### Task brief
Identify all lines below that hold "this" and collect them.

▬▬▬▬▬▬

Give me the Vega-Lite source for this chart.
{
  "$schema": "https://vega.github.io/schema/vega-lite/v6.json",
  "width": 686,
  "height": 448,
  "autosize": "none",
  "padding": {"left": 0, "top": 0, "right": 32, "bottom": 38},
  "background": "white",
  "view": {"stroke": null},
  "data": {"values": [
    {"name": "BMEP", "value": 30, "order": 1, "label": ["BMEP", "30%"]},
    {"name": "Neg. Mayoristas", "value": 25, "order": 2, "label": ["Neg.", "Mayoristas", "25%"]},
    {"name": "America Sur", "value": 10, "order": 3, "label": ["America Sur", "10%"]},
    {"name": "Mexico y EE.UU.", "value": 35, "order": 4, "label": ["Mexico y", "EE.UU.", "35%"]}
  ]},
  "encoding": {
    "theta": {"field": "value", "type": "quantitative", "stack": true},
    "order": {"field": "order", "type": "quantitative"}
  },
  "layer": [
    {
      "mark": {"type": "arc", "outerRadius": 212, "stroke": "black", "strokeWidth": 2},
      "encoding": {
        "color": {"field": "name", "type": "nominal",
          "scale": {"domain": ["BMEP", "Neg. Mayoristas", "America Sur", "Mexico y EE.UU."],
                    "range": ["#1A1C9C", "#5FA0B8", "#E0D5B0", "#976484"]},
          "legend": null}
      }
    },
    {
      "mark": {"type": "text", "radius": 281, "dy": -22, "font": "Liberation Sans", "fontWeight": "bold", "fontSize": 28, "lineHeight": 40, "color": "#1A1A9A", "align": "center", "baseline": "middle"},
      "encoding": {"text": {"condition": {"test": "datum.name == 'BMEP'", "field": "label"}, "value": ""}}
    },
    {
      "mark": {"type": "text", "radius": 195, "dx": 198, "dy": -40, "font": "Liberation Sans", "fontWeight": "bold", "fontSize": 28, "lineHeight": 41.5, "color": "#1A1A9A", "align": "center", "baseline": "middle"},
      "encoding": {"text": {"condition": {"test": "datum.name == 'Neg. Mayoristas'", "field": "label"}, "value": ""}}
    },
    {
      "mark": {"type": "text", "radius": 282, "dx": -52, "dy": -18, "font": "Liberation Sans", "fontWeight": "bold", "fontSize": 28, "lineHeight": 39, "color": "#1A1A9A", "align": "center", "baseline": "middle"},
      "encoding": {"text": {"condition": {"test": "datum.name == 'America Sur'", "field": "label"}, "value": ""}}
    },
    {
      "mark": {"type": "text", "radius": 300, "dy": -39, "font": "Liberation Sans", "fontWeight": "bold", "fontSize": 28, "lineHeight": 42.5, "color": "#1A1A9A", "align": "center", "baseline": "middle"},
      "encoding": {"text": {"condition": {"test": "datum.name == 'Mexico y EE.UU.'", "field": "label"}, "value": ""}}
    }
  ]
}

▬▬▬▬▬▬

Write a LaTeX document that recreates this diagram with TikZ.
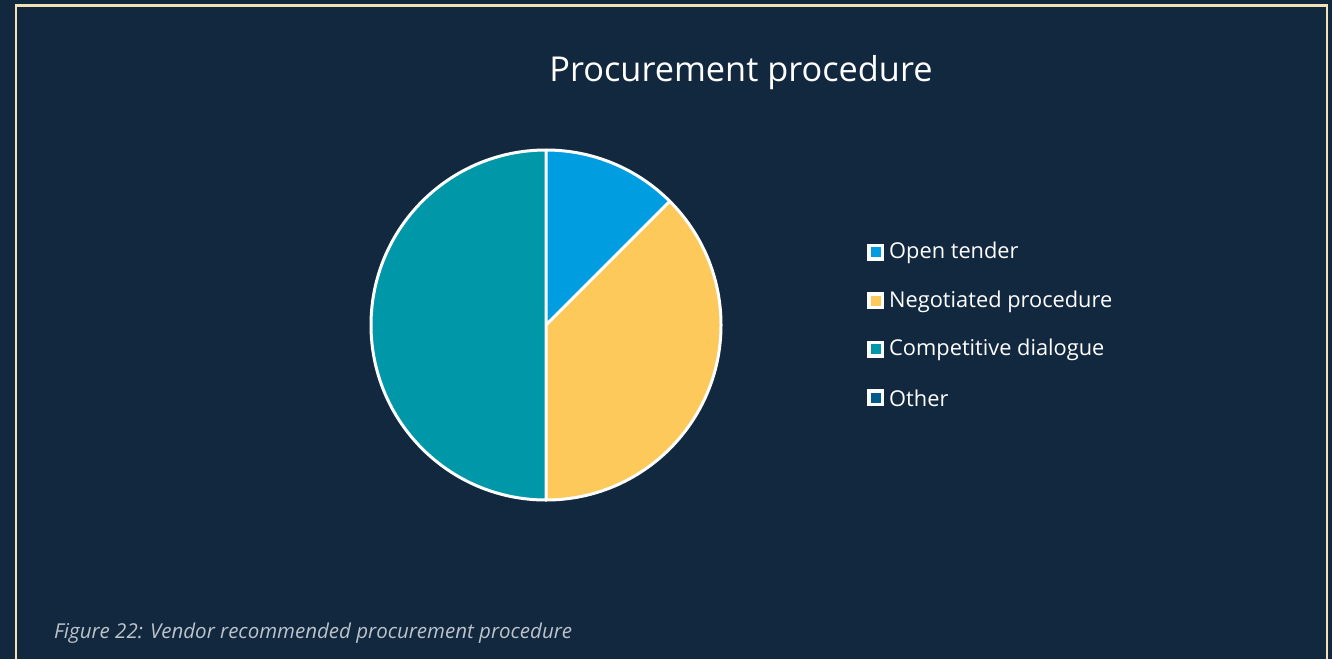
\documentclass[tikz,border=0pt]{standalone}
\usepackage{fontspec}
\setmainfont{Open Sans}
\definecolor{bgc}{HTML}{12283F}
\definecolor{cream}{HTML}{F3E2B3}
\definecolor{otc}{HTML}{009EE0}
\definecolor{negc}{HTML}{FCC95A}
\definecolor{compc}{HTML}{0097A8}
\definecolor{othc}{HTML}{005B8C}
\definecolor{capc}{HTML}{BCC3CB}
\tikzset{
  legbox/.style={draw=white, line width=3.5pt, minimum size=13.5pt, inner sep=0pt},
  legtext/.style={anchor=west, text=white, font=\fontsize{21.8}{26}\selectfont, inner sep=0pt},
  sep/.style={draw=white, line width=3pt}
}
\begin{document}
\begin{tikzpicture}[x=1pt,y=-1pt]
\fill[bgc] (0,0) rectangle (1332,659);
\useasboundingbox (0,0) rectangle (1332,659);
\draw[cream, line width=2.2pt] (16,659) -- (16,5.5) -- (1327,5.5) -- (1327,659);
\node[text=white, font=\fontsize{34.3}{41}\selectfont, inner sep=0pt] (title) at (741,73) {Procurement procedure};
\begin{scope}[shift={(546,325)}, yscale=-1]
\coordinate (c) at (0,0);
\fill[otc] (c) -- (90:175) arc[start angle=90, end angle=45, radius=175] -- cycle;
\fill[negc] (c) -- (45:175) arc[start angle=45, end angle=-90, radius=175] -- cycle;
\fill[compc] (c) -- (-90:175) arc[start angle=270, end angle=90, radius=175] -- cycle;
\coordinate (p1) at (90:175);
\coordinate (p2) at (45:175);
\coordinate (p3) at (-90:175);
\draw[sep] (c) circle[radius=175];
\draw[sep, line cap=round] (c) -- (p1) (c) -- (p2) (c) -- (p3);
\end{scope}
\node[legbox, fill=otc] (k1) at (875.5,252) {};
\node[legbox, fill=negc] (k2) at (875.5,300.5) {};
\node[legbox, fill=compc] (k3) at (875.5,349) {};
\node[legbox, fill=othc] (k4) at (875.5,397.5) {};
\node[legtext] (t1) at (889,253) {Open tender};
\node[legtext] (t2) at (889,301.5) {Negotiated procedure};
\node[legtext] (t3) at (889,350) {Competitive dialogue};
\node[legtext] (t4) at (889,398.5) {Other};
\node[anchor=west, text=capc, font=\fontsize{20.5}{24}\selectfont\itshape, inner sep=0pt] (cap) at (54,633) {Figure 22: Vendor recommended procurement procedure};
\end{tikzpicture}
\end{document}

▬▬▬▬▬▬

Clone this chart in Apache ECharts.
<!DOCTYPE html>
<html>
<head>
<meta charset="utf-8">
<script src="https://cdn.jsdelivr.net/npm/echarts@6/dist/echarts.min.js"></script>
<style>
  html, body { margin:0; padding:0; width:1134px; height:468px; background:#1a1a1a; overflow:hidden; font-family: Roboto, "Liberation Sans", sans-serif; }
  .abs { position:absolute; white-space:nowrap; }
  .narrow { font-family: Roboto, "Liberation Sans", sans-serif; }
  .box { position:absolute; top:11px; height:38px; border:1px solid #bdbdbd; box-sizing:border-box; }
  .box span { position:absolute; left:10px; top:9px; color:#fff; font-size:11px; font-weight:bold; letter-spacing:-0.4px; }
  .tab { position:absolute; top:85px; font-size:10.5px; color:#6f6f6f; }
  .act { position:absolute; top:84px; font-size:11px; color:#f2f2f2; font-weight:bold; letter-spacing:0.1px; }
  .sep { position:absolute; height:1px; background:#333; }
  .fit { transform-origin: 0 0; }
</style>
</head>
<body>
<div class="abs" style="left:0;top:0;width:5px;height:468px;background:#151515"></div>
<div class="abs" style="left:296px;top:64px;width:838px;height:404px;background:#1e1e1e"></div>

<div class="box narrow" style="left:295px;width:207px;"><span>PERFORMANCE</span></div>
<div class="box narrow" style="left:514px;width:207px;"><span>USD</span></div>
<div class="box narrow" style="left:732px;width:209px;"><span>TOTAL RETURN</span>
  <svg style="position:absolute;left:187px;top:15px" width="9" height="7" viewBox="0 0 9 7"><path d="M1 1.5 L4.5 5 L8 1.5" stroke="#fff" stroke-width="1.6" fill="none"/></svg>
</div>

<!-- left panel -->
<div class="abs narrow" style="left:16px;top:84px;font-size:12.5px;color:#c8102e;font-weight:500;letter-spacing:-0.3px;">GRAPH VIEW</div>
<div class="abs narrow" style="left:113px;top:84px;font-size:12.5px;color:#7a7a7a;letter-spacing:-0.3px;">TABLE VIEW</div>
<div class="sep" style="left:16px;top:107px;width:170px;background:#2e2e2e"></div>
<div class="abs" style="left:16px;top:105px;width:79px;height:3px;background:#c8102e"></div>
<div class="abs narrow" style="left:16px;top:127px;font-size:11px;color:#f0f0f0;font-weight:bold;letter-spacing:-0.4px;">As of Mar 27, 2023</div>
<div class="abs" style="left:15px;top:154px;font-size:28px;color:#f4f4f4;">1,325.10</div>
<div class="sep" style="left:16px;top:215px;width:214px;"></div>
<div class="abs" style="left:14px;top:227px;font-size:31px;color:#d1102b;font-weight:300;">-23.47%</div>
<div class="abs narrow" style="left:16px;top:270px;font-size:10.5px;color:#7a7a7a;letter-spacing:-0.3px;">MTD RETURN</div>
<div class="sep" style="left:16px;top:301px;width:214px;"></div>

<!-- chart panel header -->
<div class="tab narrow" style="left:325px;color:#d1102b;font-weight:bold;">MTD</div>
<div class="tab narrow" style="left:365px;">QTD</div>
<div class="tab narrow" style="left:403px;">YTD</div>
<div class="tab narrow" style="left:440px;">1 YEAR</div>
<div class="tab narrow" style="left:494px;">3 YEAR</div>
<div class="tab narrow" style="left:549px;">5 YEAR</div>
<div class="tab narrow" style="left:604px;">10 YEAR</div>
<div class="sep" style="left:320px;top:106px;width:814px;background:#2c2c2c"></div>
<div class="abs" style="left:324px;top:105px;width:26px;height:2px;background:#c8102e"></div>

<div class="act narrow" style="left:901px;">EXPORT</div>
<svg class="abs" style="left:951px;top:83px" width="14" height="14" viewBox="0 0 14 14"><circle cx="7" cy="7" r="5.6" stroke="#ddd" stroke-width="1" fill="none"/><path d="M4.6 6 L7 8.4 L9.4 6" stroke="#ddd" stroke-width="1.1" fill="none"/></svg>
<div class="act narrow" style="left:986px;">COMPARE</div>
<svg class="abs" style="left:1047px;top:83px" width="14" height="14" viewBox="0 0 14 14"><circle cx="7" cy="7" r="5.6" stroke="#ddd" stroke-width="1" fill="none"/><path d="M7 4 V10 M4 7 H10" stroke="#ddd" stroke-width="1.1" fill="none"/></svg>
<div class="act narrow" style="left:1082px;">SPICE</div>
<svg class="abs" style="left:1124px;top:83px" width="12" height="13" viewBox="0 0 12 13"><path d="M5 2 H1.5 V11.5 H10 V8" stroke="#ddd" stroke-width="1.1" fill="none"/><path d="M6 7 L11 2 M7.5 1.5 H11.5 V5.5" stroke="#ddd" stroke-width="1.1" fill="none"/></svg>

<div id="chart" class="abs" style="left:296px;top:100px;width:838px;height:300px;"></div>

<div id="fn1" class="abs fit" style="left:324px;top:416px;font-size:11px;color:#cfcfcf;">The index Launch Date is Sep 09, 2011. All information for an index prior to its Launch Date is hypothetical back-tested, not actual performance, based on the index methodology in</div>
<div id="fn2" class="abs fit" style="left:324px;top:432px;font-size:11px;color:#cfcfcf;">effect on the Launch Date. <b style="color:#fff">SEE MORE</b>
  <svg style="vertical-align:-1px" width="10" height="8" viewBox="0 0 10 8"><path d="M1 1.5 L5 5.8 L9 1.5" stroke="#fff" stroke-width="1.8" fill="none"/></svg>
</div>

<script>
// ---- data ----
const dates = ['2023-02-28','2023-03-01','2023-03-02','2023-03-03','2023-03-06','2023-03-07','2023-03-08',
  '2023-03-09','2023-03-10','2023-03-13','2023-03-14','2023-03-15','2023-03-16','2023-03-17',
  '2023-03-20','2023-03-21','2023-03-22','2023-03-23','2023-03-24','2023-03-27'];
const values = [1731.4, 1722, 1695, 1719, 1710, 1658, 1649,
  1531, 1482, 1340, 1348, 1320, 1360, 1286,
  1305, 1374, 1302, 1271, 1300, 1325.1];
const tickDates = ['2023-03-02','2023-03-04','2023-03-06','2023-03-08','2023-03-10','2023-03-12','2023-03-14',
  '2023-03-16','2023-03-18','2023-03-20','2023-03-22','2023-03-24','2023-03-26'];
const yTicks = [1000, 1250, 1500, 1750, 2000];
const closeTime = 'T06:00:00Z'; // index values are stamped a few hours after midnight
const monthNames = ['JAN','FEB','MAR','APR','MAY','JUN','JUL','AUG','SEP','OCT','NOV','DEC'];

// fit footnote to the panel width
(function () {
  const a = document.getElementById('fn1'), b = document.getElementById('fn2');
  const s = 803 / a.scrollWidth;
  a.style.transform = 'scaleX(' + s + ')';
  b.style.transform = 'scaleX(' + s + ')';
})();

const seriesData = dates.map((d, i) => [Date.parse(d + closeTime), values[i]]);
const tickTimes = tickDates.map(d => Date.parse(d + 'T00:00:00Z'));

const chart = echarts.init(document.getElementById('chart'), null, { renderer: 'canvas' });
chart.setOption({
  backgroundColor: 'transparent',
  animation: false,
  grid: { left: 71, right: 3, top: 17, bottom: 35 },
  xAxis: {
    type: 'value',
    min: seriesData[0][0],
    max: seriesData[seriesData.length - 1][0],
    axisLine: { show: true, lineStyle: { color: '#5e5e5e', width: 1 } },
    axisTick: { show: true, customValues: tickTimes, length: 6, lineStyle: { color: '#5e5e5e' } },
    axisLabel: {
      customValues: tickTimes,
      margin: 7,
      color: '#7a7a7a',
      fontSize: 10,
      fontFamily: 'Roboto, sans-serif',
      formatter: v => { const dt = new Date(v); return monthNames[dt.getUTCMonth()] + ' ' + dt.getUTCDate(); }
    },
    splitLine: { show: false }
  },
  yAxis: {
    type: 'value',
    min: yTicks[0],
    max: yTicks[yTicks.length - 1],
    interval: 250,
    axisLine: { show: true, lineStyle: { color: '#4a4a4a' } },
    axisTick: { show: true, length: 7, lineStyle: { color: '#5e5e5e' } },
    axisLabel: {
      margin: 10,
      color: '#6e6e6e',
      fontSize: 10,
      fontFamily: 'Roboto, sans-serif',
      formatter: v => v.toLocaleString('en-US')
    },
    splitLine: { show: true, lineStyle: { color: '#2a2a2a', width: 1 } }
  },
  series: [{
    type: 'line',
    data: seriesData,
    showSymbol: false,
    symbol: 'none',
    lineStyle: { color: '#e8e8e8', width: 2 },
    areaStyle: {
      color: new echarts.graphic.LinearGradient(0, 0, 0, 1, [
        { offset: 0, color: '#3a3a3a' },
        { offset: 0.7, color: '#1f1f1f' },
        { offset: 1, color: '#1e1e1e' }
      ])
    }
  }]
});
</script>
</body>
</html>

▬▬▬▬▬▬

### Task output
Give me the Vega-Lite source for this chart.
Write a LaTeX document that recreates this diagram with TikZ.
Clone this chart in Apache ECharts.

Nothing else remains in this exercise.